Former regent was associated with murder victim

DETROIT (AP) - Days before he was fatally shot execution-style last week outside his apartment, Alvin Knight wrote of fearing for his life.

The 43-year-old man wrote of once being locked inside former University Regent Nellie Varner's garage before he ripped through the door. Searchers of Varner's home after Knight's death found bullet fragments in the back of the garage, the Detroit Free Press reported Saturday.

Varner, 61, is a former University political science professor and prominent businesswoman. She is a co-founder of Atwater Entertainment, which along with Las Vegas-based Circus Circus Enterprises awaits state licensing for a Detroit casino.

Janniss Scott Varner - Varner's 39-year-old daughter - lived with Knight until last year and helped him raise the 6-year-old boy identified by the Free Press as Alvin Norwood. She was not the boy's biological mother, but had sought him in a custody battle.

According to court records and Knight's attorney, Gerald Cavellier, the two women took custody of the boy on July 3 and refused to return him to his father. On July 23, Chief Wayne County Probate Judge Freddie Burton Jr. ordered the boy removed from Varner's home and returned to Knight, who was killed the next day. Alvin since has been placed in a foster home.

According to court documents, police during a search of Varner's home seized calendars, letters and journals. Some of the letters detail a plan to kill Knight, police have said.

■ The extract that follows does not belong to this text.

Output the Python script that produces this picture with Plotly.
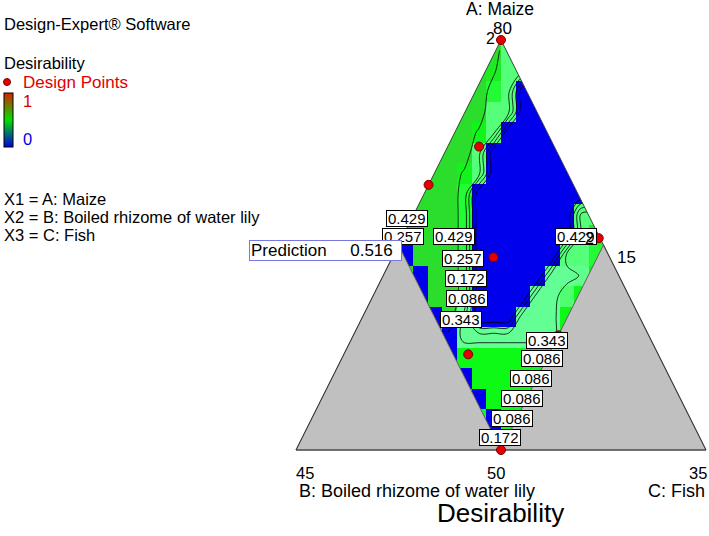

Police had obtained a warrant to search Varner's house Wednesday because two guns registered to her matched the type of weapon used to shoot Knight in the head six times. They have not located either handgun and said they still don't know who shot Knight.

Neither woman has yet been named as a suspect, but police have said they wanted to question them. Knight's attorney said his client acted nervously before his death as the two met just hours earlier to prepare for a custody hearing.

"I can tell you that his fears were well-founded, obviously, because he was killed,'" Cavellier said.